━━━━━ Source data ━━━━━
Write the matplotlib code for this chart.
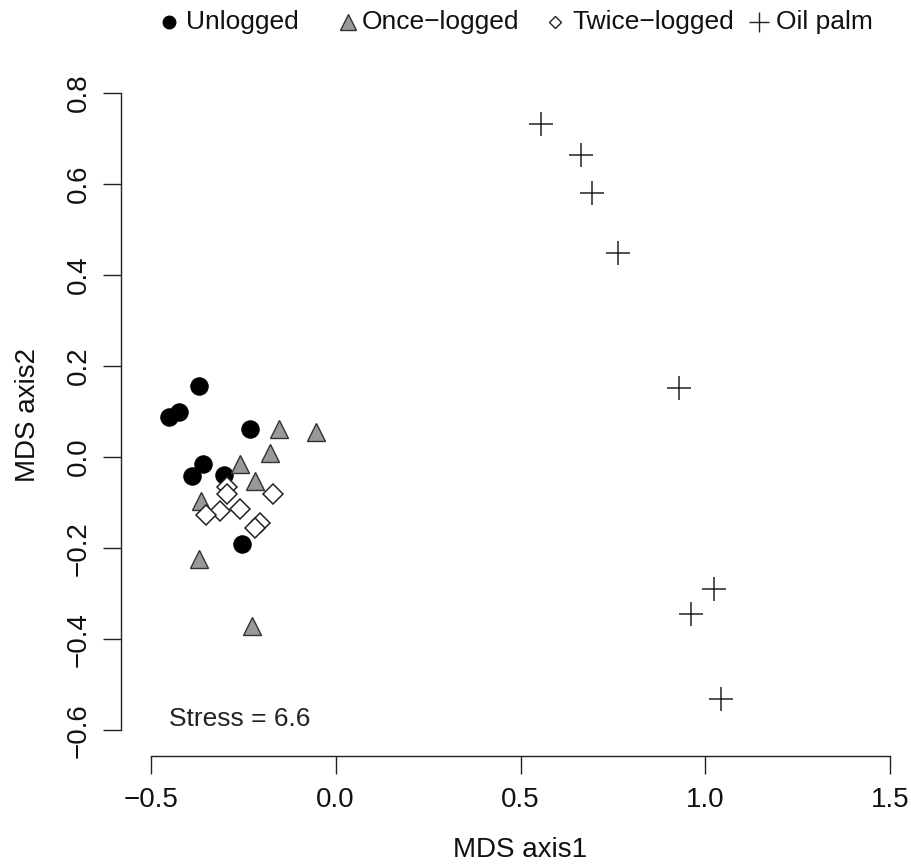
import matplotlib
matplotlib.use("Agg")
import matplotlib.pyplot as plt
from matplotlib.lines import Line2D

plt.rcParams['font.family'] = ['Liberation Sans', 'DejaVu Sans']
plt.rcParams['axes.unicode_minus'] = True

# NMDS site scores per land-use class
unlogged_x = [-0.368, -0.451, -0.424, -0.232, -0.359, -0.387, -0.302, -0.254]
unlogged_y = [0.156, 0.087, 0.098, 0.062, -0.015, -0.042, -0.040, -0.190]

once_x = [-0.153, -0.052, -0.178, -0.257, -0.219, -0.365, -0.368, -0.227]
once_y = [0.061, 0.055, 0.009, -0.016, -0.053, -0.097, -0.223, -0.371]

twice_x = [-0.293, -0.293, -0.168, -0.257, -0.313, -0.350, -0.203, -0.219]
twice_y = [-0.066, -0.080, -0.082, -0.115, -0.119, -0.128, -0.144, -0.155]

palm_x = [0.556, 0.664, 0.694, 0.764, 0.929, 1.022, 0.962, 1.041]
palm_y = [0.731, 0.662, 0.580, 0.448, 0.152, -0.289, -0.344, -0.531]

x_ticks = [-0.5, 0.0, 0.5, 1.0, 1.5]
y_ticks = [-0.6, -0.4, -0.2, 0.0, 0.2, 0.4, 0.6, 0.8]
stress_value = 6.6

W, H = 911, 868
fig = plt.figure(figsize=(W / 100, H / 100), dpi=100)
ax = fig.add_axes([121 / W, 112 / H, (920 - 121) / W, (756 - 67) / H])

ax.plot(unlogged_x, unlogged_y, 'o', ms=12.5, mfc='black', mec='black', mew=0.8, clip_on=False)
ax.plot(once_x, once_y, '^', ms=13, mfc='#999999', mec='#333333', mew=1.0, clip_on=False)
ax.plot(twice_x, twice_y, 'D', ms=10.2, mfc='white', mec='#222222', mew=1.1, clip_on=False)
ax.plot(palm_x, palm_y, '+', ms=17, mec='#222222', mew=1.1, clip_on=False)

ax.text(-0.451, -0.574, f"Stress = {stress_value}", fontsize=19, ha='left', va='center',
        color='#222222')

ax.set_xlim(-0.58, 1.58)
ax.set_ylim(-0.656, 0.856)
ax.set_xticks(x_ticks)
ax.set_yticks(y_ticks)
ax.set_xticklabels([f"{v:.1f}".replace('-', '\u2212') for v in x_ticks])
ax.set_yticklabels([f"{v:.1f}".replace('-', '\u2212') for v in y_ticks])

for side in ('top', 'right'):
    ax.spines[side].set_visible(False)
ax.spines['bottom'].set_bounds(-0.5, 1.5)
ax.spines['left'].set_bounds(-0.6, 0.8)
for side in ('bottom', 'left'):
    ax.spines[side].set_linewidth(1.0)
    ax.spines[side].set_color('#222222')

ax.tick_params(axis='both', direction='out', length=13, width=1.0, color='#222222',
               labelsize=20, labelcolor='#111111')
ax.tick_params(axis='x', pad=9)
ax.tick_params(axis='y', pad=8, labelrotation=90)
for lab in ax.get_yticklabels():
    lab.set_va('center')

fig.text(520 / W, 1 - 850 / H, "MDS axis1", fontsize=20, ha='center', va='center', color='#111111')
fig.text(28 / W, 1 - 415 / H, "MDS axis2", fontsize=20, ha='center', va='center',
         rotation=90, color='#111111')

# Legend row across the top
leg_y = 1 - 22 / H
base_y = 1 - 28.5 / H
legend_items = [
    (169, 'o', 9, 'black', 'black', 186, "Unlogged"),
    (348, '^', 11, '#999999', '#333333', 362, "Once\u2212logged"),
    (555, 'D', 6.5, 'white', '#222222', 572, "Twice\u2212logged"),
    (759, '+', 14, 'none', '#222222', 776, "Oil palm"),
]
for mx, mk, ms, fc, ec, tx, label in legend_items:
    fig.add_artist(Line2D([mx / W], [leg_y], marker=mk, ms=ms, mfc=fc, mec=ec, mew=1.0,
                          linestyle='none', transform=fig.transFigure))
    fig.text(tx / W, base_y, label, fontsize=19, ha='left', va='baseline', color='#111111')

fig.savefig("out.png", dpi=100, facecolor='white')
━━━━━
Objective
Are you able to set down all the lines above exactly, without any pictures?

Solved exercise
Write the matplotlib code for this chart.
import matplotlib
matplotlib.use("Agg")
import matplotlib.pyplot as plt
from matplotlib.lines import Line2D

plt.rcParams['font.family'] = ['Liberation Sans', 'DejaVu Sans']
plt.rcParams['axes.unicode_minus'] = True

# NMDS site scores per land-use class
unlogged_x = [-0.368, -0.451, -0.424, -0.232, -0.359, -0.387, -0.302, -0.254]
unlogged_y = [0.156, 0.087, 0.098, 0.062, -0.015, -0.042, -0.040, -0.190]

once_x = [-0.153, -0.052, -0.178, -0.257, -0.219, -0.365, -0.368, -0.227]
once_y = [0.061, 0.055, 0.009, -0.016, -0.053, -0.097, -0.223, -0.371]

twice_x = [-0.293, -0.293, -0.168, -0.257, -0.313, -0.350, -0.203, -0.219]
twice_y = [-0.066, -0.080, -0.082, -0.115, -0.119, -0.128, -0.144, -0.155]

palm_x = [0.556, 0.664, 0.694, 0.764, 0.929, 1.022, 0.962, 1.041]
palm_y = [0.731, 0.662, 0.580, 0.448, 0.152, -0.289, -0.344, -0.531]

x_ticks = [-0.5, 0.0, 0.5, 1.0, 1.5]
y_ticks = [-0.6, -0.4, -0.2, 0.0, 0.2, 0.4, 0.6, 0.8]
stress_value = 6.6

W, H = 911, 868
fig = plt.figure(figsize=(W / 100, H / 100), dpi=100)
ax = fig.add_axes([121 / W, 112 / H, (920 - 121) / W, (756 - 67) / H])

ax.plot(unlogged_x, unlogged_y, 'o', ms=12.5, mfc='black', mec='black', mew=0.8, clip_on=False)
ax.plot(once_x, once_y, '^', ms=13, mfc='#999999', mec='#333333', mew=1.0, clip_on=False)
ax.plot(twice_x, twice_y, 'D', ms=10.2, mfc='white', mec='#222222', mew=1.1, clip_on=False)
ax.plot(palm_x, palm_y, '+', ms=17, mec='#222222', mew=1.1, clip_on=False)

ax.text(-0.451, -0.574, f"Stress = {stress_value}", fontsize=19, ha='left', va='center',
        color='#222222')

ax.set_xlim(-0.58, 1.58)
ax.set_ylim(-0.656, 0.856)
ax.set_xticks(x_ticks)
ax.set_yticks(y_ticks)
ax.set_xticklabels([f"{v:.1f}".replace('-', '\u2212') for v in x_ticks])
ax.set_yticklabels([f"{v:.1f}".replace('-', '\u2212') for v in y_ticks])

for side in ('top', 'right'):
    ax.spines[side].set_visible(False)
ax.spines['bottom'].set_bounds(-0.5, 1.5)
ax.spines['left'].set_bounds(-0.6, 0.8)
for side in ('bottom', 'left'):
    ax.spines[side].set_linewidth(1.0)
    ax.spines[side].set_color('#222222')

ax.tick_params(axis='both', direction='out', length=13, width=1.0, color='#222222',
               labelsize=20, labelcolor='#111111')
ax.tick_params(axis='x', pad=9)
ax.tick_params(axis='y', pad=8, labelrotation=90)
for lab in ax.get_yticklabels():
    lab.set_va('center')

fig.text(520 / W, 1 - 850 / H, "MDS axis1", fontsize=20, ha='center', va='center', color='#111111')
fig.text(28 / W, 1 - 415 / H, "MDS axis2", fontsize=20, ha='center', va='center',
         rotation=90, color='#111111')

# Legend row across the top
leg_y = 1 - 22 / H
base_y = 1 - 28.5 / H
legend_items = [
    (169, 'o', 9, 'black', 'black', 186, "Unlogged"),
    (348, '^', 11, '#999999', '#333333', 362, "Once\u2212logged"),
    (555, 'D', 6.5, 'white', '#222222', 572, "Twice\u2212logged"),
    (759, '+', 14, 'none', '#222222', 776, "Oil palm"),
]
for mx, mk, ms, fc, ec, tx, label in legend_items:
    fig.add_artist(Line2D([mx / W], [leg_y], marker=mk, ms=ms, mfc=fc, mec=ec, mew=1.0,
                          linestyle='none', transform=fig.transFigure))
    fig.text(tx / W, base_y, label, fontsize=19, ha='left', va='baseline', color='#111111')

fig.savefig("out.png", dpi=100, facecolor='white')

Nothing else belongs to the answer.